▶ _EXERCISE DESCRIPTION_
Take the lines of the data below from the very first through the line containing "(527,5) -- (527,482);" and output them exactly, pictures excluded.
"""
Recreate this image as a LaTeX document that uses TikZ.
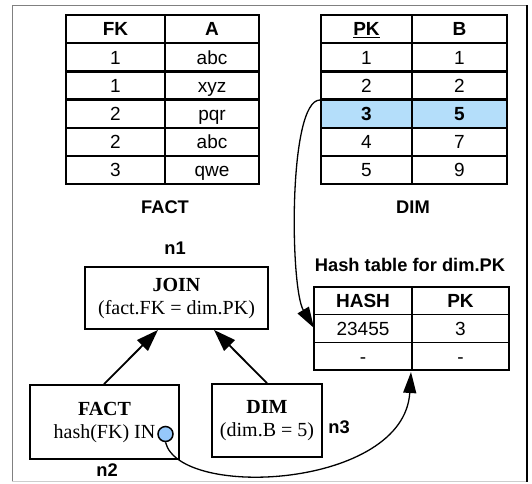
\documentclass[tikz,border=0pt]{standalone}
\usepackage{fontspec}
\setmainfont{Liberation Serif}
\setsansfont{Liberation Sans}
\usetikzlibrary{arrows.meta}
\definecolor{rowhl}{RGB}{180,222,250}
\definecolor{dotblue}{RGB}{150,200,250}
\definecolor{framegray}{RGB}{128,128,128}
\definecolor{framelight}{RGB}{205,205,205}
\tikzset{
  tcell/.style={draw, line width=2.4pt, rectangle, inner sep=0pt, minimum height=28.2pt,
    text height=13.6pt, text depth=0pt,
    font=\sffamily\fontsize{19}{22}\selectfont},
  hcell/.style={draw, line width=1.2pt, rectangle, inner sep=0pt, minimum height=27.7pt,
    text height=13.6pt, text depth=0pt,
    font=\sffamily\fontsize{19}{22}\selectfont},
  caption/.style={font=\sffamily\bfseries\fontsize{18.3}{21}\selectfont, inner sep=0pt},
  opbox/.style={draw, line width=1.8pt, rectangle, inner sep=0pt, align=center,
    font=\fontsize{20}{23}\selectfont},
  flow/.style={line width=1.8pt, -{Triangle[length=22pt,width=15pt]}},
  probe/.style={line width=1.3pt, -{Triangle[length=21pt,width=13pt]}},
}
\begin{document}
\begin{tikzpicture}[x=1pt,y=-1pt]
\useasboundingbox (0,0) rectangle (532,483);
% outer frame
\draw[framegray, line width=1pt] (12,481.5) -- (12,5) -- (527,5);
\draw[framelight, line width=1.5pt] (12,481.5) -- (527,481.5);
\draw[black, line width=1.6pt] (527,5) -- (527,482);

% FACT table
\node[tcell, minimum width=99pt] (fh1) at (115.5,29.1) {\bfseries FK};
\node[tcell, minimum width=94pt] (fh2) at (212,29.1) {\bfseries A};
\node[tcell, minimum width=99pt] (f11) at (115.5,57.3) {1};
\node[tcell, minimum width=94pt] (f12) at (212,57.3) {abc};
\node[tcell, minimum width=99pt] (f21) at (115.5,85.5) {1};
\node[tcell, minimum width=94pt] (f22) at (212,85.5) {xyz};
\node[tcell, minimum width=99pt] (f31) at (115.5,113.7) {2};
\node[tcell, minimum width=94pt] (f32) at (212,113.7) {pqr};
\node[tcell, minimum width=99pt] (f41) at (115.5,141.9) {2};
\node[tcell, minimum width=94pt] (f42) at (212,141.9) {abc};
\node[tcell, minimum width=99pt] (f51) at (115.5,170.1) {3};
\node[tcell, minimum width=94pt] (f52) at (212,170.1) {qwe};
\node[caption] (factcap) at (165,207) {FACT};

% DIM table
\node[tcell, minimum width=91pt] (dh1) at (366.5,29.1) {\bfseries\underline{PK}};
\node[tcell, minimum width=95pt] (dh2) at (459.5,29.1) {\bfseries B};
\node[tcell, minimum width=91pt] (d11) at (366.5,57.3) {1};
\node[tcell, minimum width=95pt] (d12) at (459.5,57.3) {1};
\node[tcell, minimum width=91pt] (d21) at (366.5,85.5) {2};
\node[tcell, minimum width=95pt] (d22) at (459.5,85.5) {2};
\node[tcell, minimum width=91pt, fill=rowhl] (d31) at (366.5,113.7) {\bfseries 3};
\node[tcell, minimum width=95pt, fill=rowhl] (d32) at (459.5,113.7) {\bfseries 5};
\node[tcell, minimum width=91pt] (d41) at (366.5,141.9) {4};
\node[tcell, minimum width=95pt] (d42) at (459.5,141.9) {7};
\node[tcell, minimum width=91pt] (d51) at (366.5,170.1) {5};
\node[tcell, minimum width=95pt] (d52) at (459.5,170.1) {9};
\node[caption] (dimcap) at (413,207) {DIM};

% hash table built on dim.PK
\node[caption] (hashcap) at (410,265) {Hash table for dim.PK};
\node[hcell, minimum width=98pt] (hh1) at (363,300.8) {\bfseries HASH};
\node[hcell, minimum width=97pt] (hh2) at (460.5,300.8) {\bfseries PK};
\node[hcell, minimum width=98pt] (h11) at (363,328.5) {23455};
\node[hcell, minimum width=97pt] (h12) at (460.5,328.5) {3};
\node[hcell, minimum width=98pt] (h21) at (363,356.2) {-};
\node[hcell, minimum width=97pt] (h22) at (460.5,356.2) {-};

% plan operators
\node[opbox, minimum width=183pt, minimum height=62pt] (join) at (176.5,298)
  {\textbf{JOIN}\\(fact.FK = dim.PK)};
\node[opbox, minimum width=149pt, minimum height=74pt] (fact) at (104.5,422)
  {\textbf{FACT}\\hash(FK) IN};
\node[opbox, minimum width=110pt, minimum height=73pt] (dim) at (267,420.5)
  {\textbf{DIM}\\(dim.B = 5)};
\node[draw, line width=1.5pt, circle, fill=dotblue, minimum size=15pt, inner sep=0pt] (inlist) at (165.5,434) {};

\node[caption] (n1) at (175,248) {n1};
\node[caption] (n2) at (107,470) {n2};
\node[caption] (n3) at (339,427) {n3};

% data flow into the join
\draw[flow] (fact.north -| 104,0) -- (join.south -| 158,0);
\draw[flow] (dim.north -| 267,0) -- (join.south -| 214,0);

% build and probe of the hash table
\coordinate (buildfrom) at (320,100);
\coordinate (buildto) at (314,328);
\draw[probe] (buildfrom) .. controls (288,100) and (290,288) .. (buildto);
\coordinate (probeto) at (411,372);
\draw[probe] (inlist.south) .. controls (180,500) and (404,488) .. (probeto);
\end{tikzpicture}
\end{document}
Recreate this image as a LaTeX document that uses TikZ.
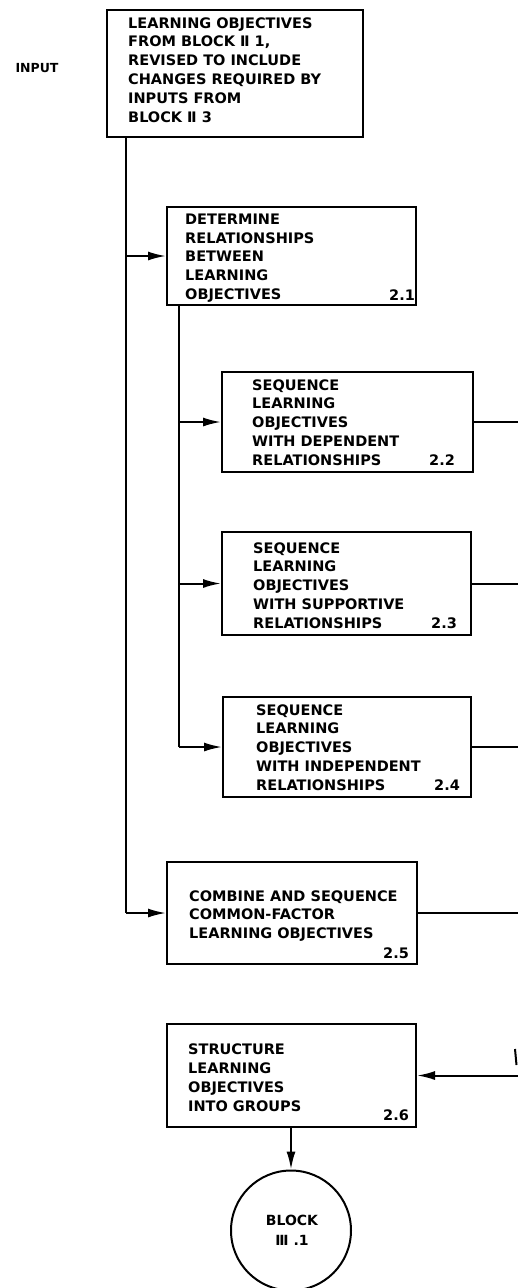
\documentclass[tikz,border=0pt]{standalone}
\usepackage{fontspec}
\setmainfont{DejaVu Sans}
\usetikzlibrary{arrows.meta}
\tikzset{
  box/.style={draw, line width=2pt, rectangle, inner sep=0pt},
  txt/.style={font=\fontsize{14.5}{18.8}\selectfont\bfseries, align=left, inner sep=0pt, anchor=base west},
  num/.style={font=\fontsize{14.5}{16}\selectfont\bfseries, inner sep=0pt, anchor=base},
  conn/.style={line width=2pt},
  arr/.style={line width=2pt, -{Latex[length=18pt,width=9pt]}},
  endcirc/.style={draw, circle, line width=2pt, minimum size=120pt, inner sep=0pt},
}
\begin{document}
\begin{tikzpicture}[x=1pt,y=-1pt]
\useasboundingbox (0,0) rectangle (518,1288);
% boxes
\node[box, minimum width=256pt, minimum height=127pt] (top) at (235,73.5) {};
\node[box, minimum width=249pt, minimum height=98pt] (b21) at (291.5,256) {};
\node[box, minimum width=251pt, minimum height=100pt] (b22) at (347.5,422) {};
\node[box, minimum width=249pt, minimum height=103pt] (b23) at (346.5,583.5) {};
\node[box, minimum width=248pt, minimum height=100pt] (b24) at (347,747) {};
\node[box, minimum width=250pt, minimum height=102pt] (b25) at (292,913) {};
\node[box, minimum width=249pt, minimum height=103pt] (b26) at (291.5,1075.5) {};
\node[endcirc] (blk) at (291,1230.5) {};
% texts (base = baseline of the last line)
\node[font=\fontsize{12.5}{14}\selectfont\bfseries, inner sep=0pt] (inp) at (37,68) {INPUT};
\node[txt] (ttop) at (128,122) {LEARNING OBJECTIVES\\FROM BLOCK Ⅱ 1,\\REVISED TO INCLUDE\\CHANGES REQUIRED BY\\INPUTS FROM\\BLOCK Ⅱ 3};
\node[txt] (t21) at (185,299.5) {DETERMINE\\RELATIONSHIPS\\BETWEEN\\LEARNING\\OBJECTIVES};
\node[num] (n21) at (402,300) {2.1};
\node[txt] (t22) at (252,465.3) {SEQUENCE\\LEARNING\\OBJECTIVES\\WITH DEPENDENT\\RELATIONSHIPS};
\node[num] (n22) at (442,465.3) {2.2};
\node[txt] (t23) at (253,628.3) {SEQUENCE\\LEARNING\\OBJECTIVES\\WITH SUPPORTIVE\\RELATIONSHIPS};
\node[num] (n23) at (444,628.3) {2.3};
\node[txt] (t24) at (256,790.3) {SEQUENCE\\LEARNING\\OBJECTIVES\\WITH INDEPENDENT\\RELATIONSHIPS};
\node[num] (n24) at (447,790.3) {2.4};
\node[txt] (t25) at (189,938.6) {COMBINE AND SEQUENCE\\COMMON-FACTOR\\LEARNING OBJECTIVES};
\node[num] (n25) at (396,958.3) {2.5};
\node[txt] (t26) at (188,1111) {STRUCTURE\\LEARNING\\OBJECTIVES\\INTO GROUPS};
\node[num] (n26) at (396,1120.3) {2.6};
\node[font=\fontsize{14}{20}\selectfont\bfseries, align=center, inner sep=0pt] (tblk) at (292,1230) {BLOCK\\Ⅲ .1};
% helper coordinates
\coordinate (t1) at (126,0);
\coordinate (t2) at (179,0);
\coordinate (edge) at (518,0);
% main trunk
\draw[conn] (top.south -| t1) -- (t1 |- b25.west);
\draw[arr] (t1 |- b25.west) -- (b25.west);
\draw[arr] (t1 |- b21.west) -- (b21.west);
% second trunk
\draw[conn] (b21.south -| t2) -- (t2 |- b24.west);
\draw[arr] (t2 |- b24.west) -- (b24.west);
\draw[arr] (t2 |- b22.west) -- (b22.west);
\draw[arr] (t2 |- b23.west) -- (b23.west);
% outputs to the right
\draw[conn] (b22.east) -- (b22.east -| edge);
\draw[conn] (b23.east) -- (b23.east -| edge);
\draw[conn] (b24.east) -- (b24.east -| edge);
\draw[conn] (b25.east) -- (b25.east -| edge);
% input to 2.6
\draw[arr] (b26.east -| edge) -- (b26.east);
\coordinate (f1) at (515,1049);
\coordinate (f2) at (516.5,1065);
\draw[conn] (f1) -- (f2);
% to block III.1
\draw[arr] (b26.south -| blk) -- (blk.north);
\end{tikzpicture}
\end{document}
"""
▶ _EXPECTED OUTPUT_
Recreate this image as a LaTeX document that uses TikZ.
\documentclass[tikz,border=0pt]{standalone}
\usepackage{fontspec}
\setmainfont{Liberation Serif}
\setsansfont{Liberation Sans}
\usetikzlibrary{arrows.meta}
\definecolor{rowhl}{RGB}{180,222,250}
\definecolor{dotblue}{RGB}{150,200,250}
\definecolor{framegray}{RGB}{128,128,128}
\definecolor{framelight}{RGB}{205,205,205}
\tikzset{
  tcell/.style={draw, line width=2.4pt, rectangle, inner sep=0pt, minimum height=28.2pt,
    text height=13.6pt, text depth=0pt,
    font=\sffamily\fontsize{19}{22}\selectfont},
  hcell/.style={draw, line width=1.2pt, rectangle, inner sep=0pt, minimum height=27.7pt,
    text height=13.6pt, text depth=0pt,
    font=\sffamily\fontsize{19}{22}\selectfont},
  caption/.style={font=\sffamily\bfseries\fontsize{18.3}{21}\selectfont, inner sep=0pt},
  opbox/.style={draw, line width=1.8pt, rectangle, inner sep=0pt, align=center,
    font=\fontsize{20}{23}\selectfont},
  flow/.style={line width=1.8pt, -{Triangle[length=22pt,width=15pt]}},
  probe/.style={line width=1.3pt, -{Triangle[length=21pt,width=13pt]}},
}
\begin{document}
\begin{tikzpicture}[x=1pt,y=-1pt]
\useasboundingbox (0,0) rectangle (532,483);
% outer frame
\draw[framegray, line width=1pt] (12,481.5) -- (12,5) -- (527,5);
\draw[framelight, line width=1.5pt] (12,481.5) -- (527,481.5);
\draw[black, line width=1.6pt] (527,5) -- (527,482);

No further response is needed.